Afrique : La soudaine russophilie sur le continent africain n’est pas un hasard

Au cours des dernières années, un phénomène remarquable a émergé sur le continent africain : une inclinaison croissante vers la Russie, manifestée par des accords diplomatiques, des échanges commerciaux accrus et un soutien politique notable. Cette russophilie soudaine, loin d’être un hasard, est le résultat de stratégies délibérées tant de la part de la Russie que des nations africaines, dans un contexte géopolitique global en pleine mutation. La montée de la russophilie en Afrique suscite aussi une vive inquiétude parmi les observateurs internationaux et les défenseurs de la démocratie. Cette stratégie russe, sophistiquée et multiforme, pose des risques significatifs pour la stabilité et l’autonomie des nations africaines.
Origines historiques et contexte géopolitique
La relation entre la Russie et l’Afrique ne date pas d’hier. Pendant la guerre froide, l’URSS a soutenu plusieurs mouvements de libération nationale à travers l’Afrique. Cette histoire commune est souvent invoquée par les dirigeants africains et russes pour justifier et renforcer leurs liens contemporains. Cependant, l’intensification récente de ces relations s’inscrit dans un contexte où l’Afrique cherche à diversifier ses alliances au-delà des partenaires traditionnels comme les États-Unis et l’Union européenne.
La Propagande Russe : Une Influence Grandissante
La Russie utilise habilement les médias et l’éducation pour étendre son influence en Afrique. Des chaînes telles que Russia Today et Sputnik diffusent une vision du monde alignée sur la politique étrangère russe, souvent au détriment de la vérité. Ces médias, connus pour leur rôle dans les opérations de désinformation en Europe et en Amérique, adaptent leurs stratégies pour les audiences africaines, exploitant les frustrations locales envers les anciennes puissances coloniales occidentales et les défis socio-économiques actuels. Selon un rapport du Centre d’Études Stratégiques de l’Afrique, la Russie est identifiée comme le principal vecteur de désinformation sur le continent, avec des campagnes qui ciblent systématiquement la stabilité politique et la cohésion sociale des nations africaines. En 2023, la Russie a orchestré pas moins de 80 campagnes de désinformation, touchant plus de 22 pays africains. Ces campagnes manipulent l’opinion publique, s’attaquent à la démocratie, et sapent les processus électoraux, contribuant significativement au recul démocratique sur le continent.
Coopération Militaire et Risques Sécuritaires
Le commerce d’armes entre la Russie et l’Afrique est particulièrement alarmant.

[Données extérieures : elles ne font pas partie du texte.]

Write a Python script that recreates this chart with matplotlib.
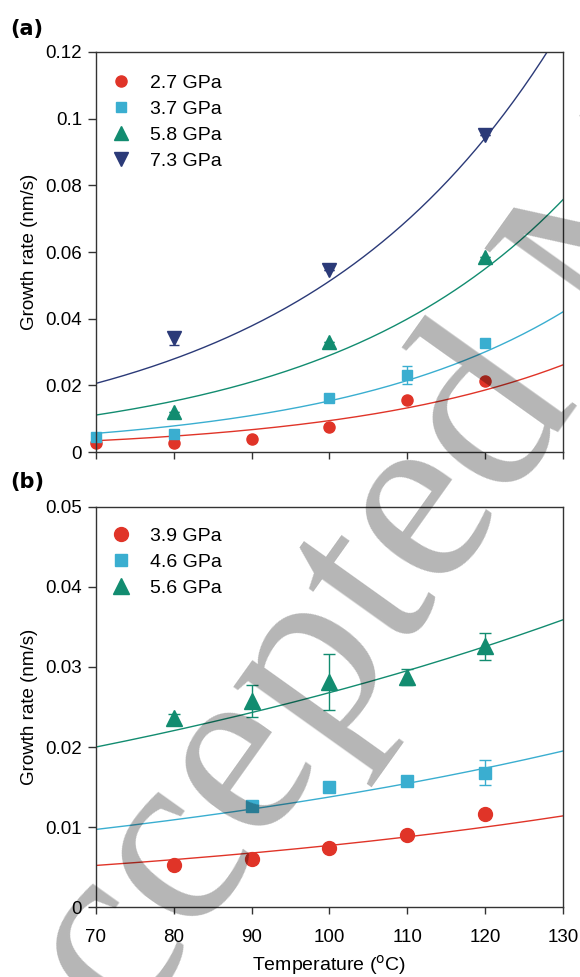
import numpy as np
import matplotlib
matplotlib.use('Agg')
import matplotlib.pyplot as plt

plt.rcParams['font.family'] = ['Liberation Sans', 'DejaVu Sans']

# panel (a) data
labels_a = ['2.7 GPa', '3.7 GPa', '5.8 GPa', '7.3 GPa']
x_a = [[70, 80, 90, 100, 110, 120],
       [70, 80, 100, 110, 120],
       [80, 100, 120],
       [80, 100, 120]]
y_a = [[0.0027, 0.0027, 0.0038, 0.0075, 0.0156, 0.0213],
       [0.0044, 0.0053, 0.0163, 0.0231, 0.0326],
       [0.0121, 0.0331, 0.0586],
       [0.0341, 0.0546, 0.0951]]
err_a = [[0, 0, 0, 0, 0, 0],
         [0, 0, 0, 0.0027, 0],
         [0, 0, 0],
         [0.0020, 0, 0]]
# exponential fit parameters: rate = amp * exp(k * (T - 70))
amp_a = [0.0034, 0.0056, 0.0111, 0.0206]
k_a = [0.0340, 0.0336, 0.0320, 0.0304]

# panel (b) data
labels_b = ['3.9 GPa', '4.6 GPa', '5.6 GPa']
x_b = [[80, 90, 100, 110, 120],
       [90, 100, 110, 120],
       [80, 90, 100, 110, 120]]
y_b = [[0.0052, 0.0060, 0.0074, 0.0090, 0.0116],
       [0.0126, 0.0150, 0.0158, 0.0168],
       [0.0236, 0.0257, 0.0281, 0.0288, 0.0326]]
err_b = [[0, 0, 0, 0, 0],
         [0.0006, 0, 0, 0.0016],
         [0.0005, 0.0020, 0.0035, 0.0010, 0.0017]]
amp_b = [0.0052, 0.0097, 0.0200]
k_b = [0.01307, 0.01164, 0.00975]

colors_a = ['#e03428', '#3aaed0', '#128c70', '#2b3a78']
markers_a = ['o', 's', '^', 'v']
ms_a = [8, 7.5, 10, 10]
colors_b = ['#e03428', '#3aaed0', '#128c70']
markers_b = ['o', 's', '^']
ms_b = [10, 8.5, 11]

fig = plt.figure(figsize=(5.8, 9.77), dpi=100)
ax1 = fig.add_axes([0.1655, 0.5373, 0.8052, 0.4095])
ax2 = fig.add_axes([0.1655, 0.0716, 0.8052, 0.4095])

T = np.linspace(70, 130, 200)


def style(ax, ymax, yticks, show_x):
    ax.set_xlim(70, 130)
    ax.set_ylim(0, ymax)
    ax.set_xticks([70, 80, 90, 100, 110, 120, 130])
    ax.set_yticks(yticks)
    ax.set_yticklabels(['%g' % t for t in yticks])
    if not show_x:
        ax.set_xticklabels([])
    for s in ax.spines.values():
        s.set_color('#333333')
        s.set_linewidth(1.0)
    ax.tick_params(axis='y', direction='out', length=6, width=1, color='#333333',
                   labelsize=13.5, pad=4)
    ax.tick_params(axis='x', direction='out', length=5, width=1, color='#333333',
                   labelsize=13.5, pad=11)
    ax.set_ylabel('Growth rate (nm/s)', fontsize=13.5, labelpad=5)


def legend(ax, top):
    ax.legend(loc='upper left', bbox_to_anchor=(0.0328, top), frameon=False, fontsize=14,
              handlelength=1.0, handletextpad=1.0, labelspacing=0.43,
              borderaxespad=0, borderpad=0)


for i in range(4):
    ax1.plot(T, amp_a[i] * np.exp(k_a[i] * (T - 70)), color=colors_a[i], lw=1.0)
    ax1.errorbar(x_a[i], y_a[i], yerr=err_a[i], fmt='none', ecolor=colors_a[i],
                 capsize=3.5, elinewidth=1, capthick=1)
    ax1.plot(x_a[i], y_a[i], markers_a[i], color=colors_a[i], ms=ms_a[i],
             label=labels_a[i], clip_on=False)
style(ax1, 0.12, [0, 0.02, 0.04, 0.06, 0.08, 0.1, 0.12], False)
legend(ax1, 0.944)

for i in range(3):
    ax2.plot(T, amp_b[i] * np.exp(k_b[i] * (T - 70)), color=colors_b[i], lw=1.0)
    ax2.errorbar(x_b[i], y_b[i], yerr=err_b[i], fmt='none', ecolor=colors_b[i],
                 capsize=4.5, elinewidth=1, capthick=1)
    ax2.plot(x_b[i], y_b[i], markers_b[i], color=colors_b[i], ms=ms_b[i],
             label=labels_b[i])
style(ax2, 0.05, [0, 0.01, 0.02, 0.03, 0.04, 0.05], True)
ax2.set_xlabel('Temperature ($^\\mathrm{o}$C)', fontsize=14, labelpad=4.5)
legend(ax2, 0.9485)

fig.text(0.017, 0.970, '(a)', fontsize=15, fontweight='bold', family='DejaVu Sans', va='center')
fig.text(0.017, 0.507, '(b)', fontsize=15, fontweight='bold', family='DejaVu Sans', va='center')

# watermark
fig.text(0.039, -0.211, 'Accepted Manuscript', family='Liberation Serif', fontsize=183,
         rotation=54.5, rotation_mode='anchor', ha='left', va='baseline',
         color='black', alpha=0.29, zorder=10)

fig.savefig('out.png', dpi=100)
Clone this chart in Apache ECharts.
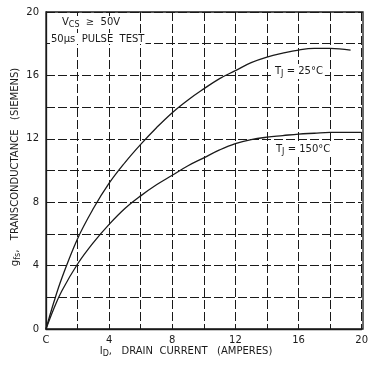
<!DOCTYPE html>
<html>
<head>
<meta charset="utf-8">
<script src="https://cdn.jsdelivr.net/npm/echarts@6/dist/echarts.min.js"></script>
<style>
  html, body { margin: 0; padding: 0; background: #fff; }
  #chart { width: 371px; height: 367px; }
</style>
</head>
<body>
<div id="chart"></div>
<script>
// Forward transconductance vs. drain current, two junction temperatures
const drainCurrent25 = [0, 0.5, 1, 2, 3, 4, 5, 6, 7, 8, 9, 10, 11, 12, 13, 14, 15, 16, 17, 18, 19.3];
const gfs25 = [0, 1.7, 3.2, 5.7, 7.6, 9.2, 10.5, 11.65, 12.7, 13.65, 14.45, 15.15, 15.8, 16.3, 16.8, 17.15, 17.4, 17.6, 17.7, 17.7, 17.6];
const drainCurrent150 = [0, 0.5, 1, 2, 3, 4, 5, 6, 7, 8, 9, 10, 11, 12, 13, 14, 15, 16, 17, 18, 19, 20];
const gfs150 = [0, 1.3, 2.4, 4.1, 5.45, 6.6, 7.6, 8.4, 9.1, 9.7, 10.3, 10.8, 11.3, 11.7, 11.95, 12.1, 12.2, 12.3, 12.35, 12.4, 12.4, 12.4];
const xTicks = ['C', '4', '8', '12', '16', '20'];
const yTicks = ['0', '4', '8', '12', '16', '20'];

const ink = '#1a1a1a';
const font = '"DejaVu Sans", sans-serif';

// rich-text styles for a main run plus a subscript
const subRich = (size) => ({
  m: { fontFamily: font, fontSize: size, fill: ink },
  s: { fontFamily: font, fontSize: size - 2, fill: ink, padding: [5, 0, 0, 0] }
});

const chart = echarts.init(document.getElementById('chart'));
chart.setOption({
  backgroundColor: '#fff',
  animation: false,
  grid: { left: 46, right: 8, top: 12, bottom: 38 },
  xAxis: {
    type: 'value', min: 0, max: 20, interval: 2,
    axisLine: { show: true, lineStyle: { color: ink, width: 1.3 } },
    axisTick: { show: false },
    axisLabel: {
      color: ink, fontFamily: font, fontSize: 10, margin: 6,
      formatter: v => (v % 4 === 0 ? xTicks[v / 4] : '')
    },
    splitLine: { show: true, lineStyle: { color: ink, width: 1, type: [9, 3] } }
  },
  yAxis: {
    type: 'value', min: 0, max: 20, interval: 2,
    axisLine: { show: true, lineStyle: { color: ink, width: 1.3 } },
    axisTick: { show: false },
    axisLabel: {
      color: ink, fontFamily: font, fontSize: 10, margin: 7,
      formatter: v => (v % 4 === 0 ? yTicks[v / 4] : '')
    },
    splitLine: { show: true, lineStyle: { color: ink, width: 1, type: [9, 3] } }
  },
  graphic: [
    { type: 'rect', shape: { x: 46, y: 12, width: 317, height: 317 },
      style: { fill: 'none', stroke: ink, lineWidth: 1.3 }, silent: true, z: 10 },
    { type: 'text', left: 60, top: 16, z: 20,
      style: { text: '{m|V}{s|CS}{m|  ≥  50V}', backgroundColor: '#fff', padding: [0, 2], rich: subRich(10) } },
    { type: 'text', left: 50, top: 34, z: 20,
      style: { text: '50µs  PULSE  TEST', fill: ink, font: '10px "DejaVu Sans", sans-serif', backgroundColor: '#fff', padding: [0, 1] } },
    { type: 'text', left: 273, top: 64, z: 20,
      style: { text: '{m|T}{s|J}{m| = 25°C}', backgroundColor: '#fff', padding: [1, 2], rich: subRich(10) } },
    { type: 'text', left: 274, top: 142, z: 20,
      style: { text: '{m|T}{s|J}{m| = 150°C}', backgroundColor: '#fff', padding: [1, 2], rich: subRich(10) } },
    { type: 'text', x: 15, y: 167, rotation: Math.PI / 2, z: 20,
      style: { text: '{m|g}{s|fs}{m|,   TRANSCONDUCTANCE   (SIEMENS)}', align: 'center', verticalAlign: 'middle', rich: subRich(10) } },
    { type: 'text', x: 186, y: 351, z: 20,
      style: { text: '{m|I}{s|D}{m|,   DRAIN  CURRENT   (AMPERES)}', align: 'center', verticalAlign: 'middle', rich: subRich(10) } }
  ],
  series: [
    { name: 'TJ = 25°C', type: 'line', smooth: 0.4, showSymbol: false, z: 15,
      lineStyle: { color: ink, width: 1.3 },
      data: drainCurrent25.map((x, i) => [x, gfs25[i]]) },
    { name: 'TJ = 150°C', type: 'line', smooth: 0.4, showSymbol: false, z: 15,
      lineStyle: { color: ink, width: 1.3 },
      data: drainCurrent150.map((x, i) => [x, gfs150[i]]) }
  ]
});
</script>
</body>
</html>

La Russie est devenue le principal fournisseur d’armes du continent, une relation qui va souvent de pair avec une présence militaire accrue, incluant la formation de troupes et la fourniture de conseillers militaires. Cela renforce non seulement les régimes autoritaires en Afrique, mais augmente aussi le risque de conflits internes et régionaux, stabilisant les pouvoirs en place au détriment de la démocratie et des droits humains.
Impacts Économiques et Dépendance
Les investissements russes en Afrique, bien que présentés comme des opportunités de développement, entrainent souvent une dépendance dangereuse. Les projets centrés sur les ressources naturelles manquent de transparence et sont susceptibles de favoriser la corruption et l’exploitation. Le modèle russe, qui privilégie les accords opaques et le soutien aux élites au pouvoir, peut entraver le développement économique durable et équitable.
Réponse Internationale et Isolation Potentielle
La russophilie croissante en Afrique pourrait également isoler le continent sur la scène internationale. En alignant trop étroitement leurs politiques avec celles de la Russie, les nations africaines risquent de s’aliéner d’autres partenaires internationaux cruciaux. Cette situation pourrait limiter leur accès à des marchés diversifiés et à des formes de coopération multilatérale essentielles à leur développement à long terme.
Conclusion : Un Avenir Incertain
L’euphorie russophile actuelle en Afrique doit être vue pour ce qu’elle est : une extension du soft power russe visant à étendre son influence géopolitique à travers la propagande, la manipulation politique et le contrôle économique. Il est crucial pour les dirigeants africains et la communauté internationale de reconnaître et de répondre à ces tactiques. Soutenir la transparence, renforcer les institutions démocratiques, et diversifier les alliances internationales sont des étapes essentielles pour préserver l’autonomie et la stabilité des nations africaines dans un monde de plus en plus complexe et compétitif.